Teachers like to control the learning pace and a student asking for help slows everything down. While teachers espouse to help all children when help is needed there is the class atmosphere that says "don't bother me, I'm teaching and you're not getting it." There is the unwritten and clearly communicated rule that states learning happens instantly and if a student doesn't get it at that moment the teacher moves on.
Help is a four letter word best left for idiots. Asking for help means you have to humble yourself and admit when you don't get it. Since most of us a prideful folks this is tough. However, my three year doesn't see the world that way yet. She perceives no problem asking for what she needs help.
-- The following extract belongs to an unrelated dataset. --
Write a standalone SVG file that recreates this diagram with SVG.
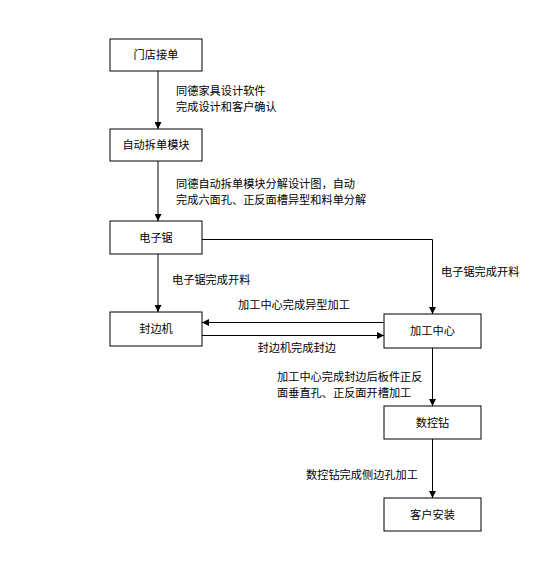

I want a school, a learning space, that allows her and all other children to ask for help from experts as often and needed and not be afraid to do so. From experts comes the experience and understanding others don't have and to not use this because of fear is idiocy. I want educators who will look at my child, see the inquisitive nature, creativity, and desire to learn and cultivate it every day. I want principals who are learning leaders who desire a high performing school that focuses on learning and not on statistics. I want my child, any child, to WANT to ask for help because they need it. I want the calls for help to be met with educator coaching and guidance that causes my child to look deeply at her problem, think critically, and find a solution. I want an education system that values learning above teaching. I want a learning culture that deeply values asking for help over instant understanding.